A. I first heard of them when I was doing a residency at Art Kibbutz, and I had dinner with him in his home in the East Village when he was becoming a rabbi. He was balancing a lot of worlds of seeming opposites in a very beautiful way. A few years later, a friend reminded me of its existence and I got in touch with Ezra [Bookman, Artistic Director]. I found out they had used my Illustrated Pirke Avot at an LGBTQ meet-up. They used it as a primary source. I was excited that it was being used as a text for a group that is not Jewish.

[Amichai] is good at making a home for alienated people, to be able to connect with non-traditional Jews. There, I sometimes feel the most ultra-Orthodox, and other times, the most liberal.

Q. How did you find out about LABA?

A. It’s one of these things on the radar if you’re plugged into the Jewish creative world. I heard about it in college but would miss deadlines. The way they present it, it’s so well done. I thought this is a great way to connect with different people in different fields—not like in college, where you critique other people.

Q. Where are you in your LABA project?

A. I’m figuring it out. The theme of life and death really intrigued me. Regarding death, I wanted to know “What is this mysterious veil around it?” I joined one chevruta kadisha [a Jewish burial society], but I wasn’t ever called, so I have no experience yet. I took a course to be a birth doula.

I’m interested in [the Hebrew word] for “truth,” emet [אמת] The letters alef and mem spell mother [אמא]; the letters mem and taf spell death [מוות]. But it wasn’t flowing the way other projects do; it wasn’t feeling right.

I wanted it to be a project more naturally flowing and not so contrived. And the fellowship is under a year, so it’s not that long [to develop something]. I could be inspired by a life-changing experience at a moment’s notice, but not if it’s manufactured. I need to be ready, to be comfortable with it.

Q. What are you working on for LABAlive?

A. Drawings about my day-to-day life. There are a few lists, lessons from the birth doula and with the chevruta kadisha. They both say: “If you want to be doing this work, you should be doing it; if not, you shouldn’t be doing it.”

Q. You seem to have a strong relationship with text and drawing.

A. It’s a newer thing to be coming up with my own combination of words. For most of my career, I was finding text and then illustrating it. It’s a different experience when both are coming from the same brain.

I’m doing a lot of moving around, like a lot of people in their 20s, dealing with disappointments in relationships and career. My way to make things feel better for a bit was writing. I really clung to it last year when I was trying to find balance.

I became so appreciative of this practice. It’s a really true but emotional experience for words to make you feel better.

Maybe this is true for everyone. I’m trying to believe in the words coming from me. The idea is to make a book in a playful way that deals with comfort.
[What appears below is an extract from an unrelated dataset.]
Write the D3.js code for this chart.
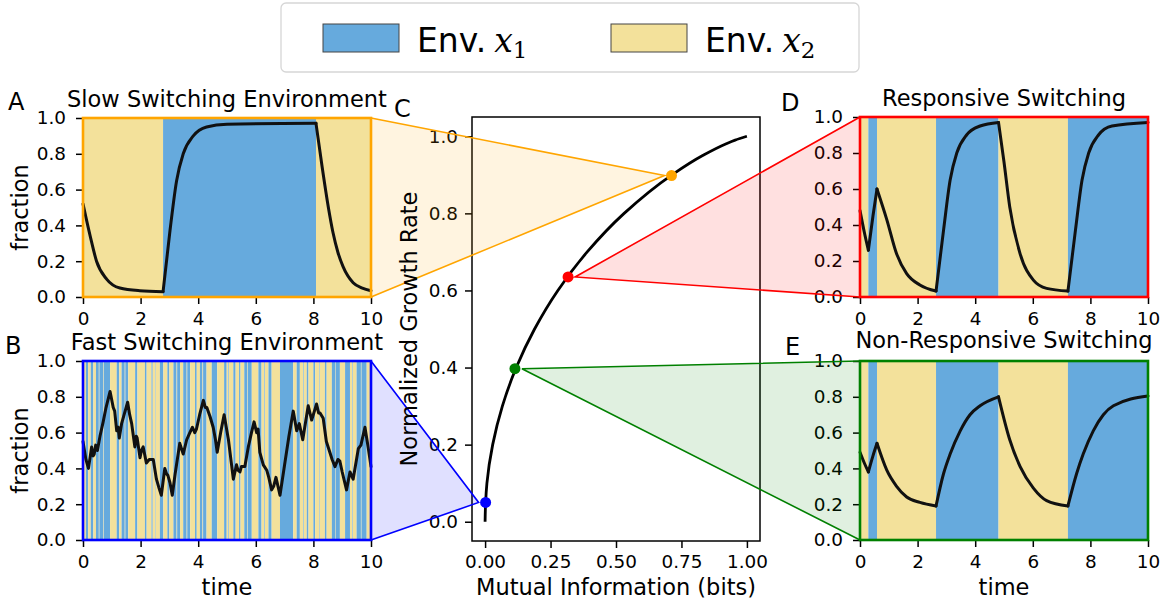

Comfort is a Jewish thing in general and as women, we deal with it in a different way. I’m also trying to make it accessible.

People assume I’m an author. I am also a feminist and it’s important for feminists to encourage other women to own their creativity and learning. Women tend to think they need men to teach Jewish studies, but I’d like them to trust the Torah within them.

Abraham didn’t have Torah; Sarah neither. They didn’t have school. But the idea was that they had it in their kishkas.  G-d had Torah flowing within them.

Q. Have any texts from this year’s LABA study sessions been inspirational to you?

A. I enjoy text studies, but it’s more an opportunity to learn from people. There was one learning session that was more mystical, when we learned things with wild language (demons, chickens, cat placenta). I love Jewish magic talk. That was very exciting, whether or not there was face-value truth. It was so fun. I loved the wildness of it.

Q. What else are you working on?

A. Outside of LABA, I am a freelance artist. I’m working on two commissioned books for two rabbis in the neighborhood. It’s nice to have other work out there, and to get the money.

I feel closest to the LABA project. It is called The Torah of My Kishkas: The Diary of a 20-Something Jewess. It’s exciting to make all the decisions, to have something fully my own.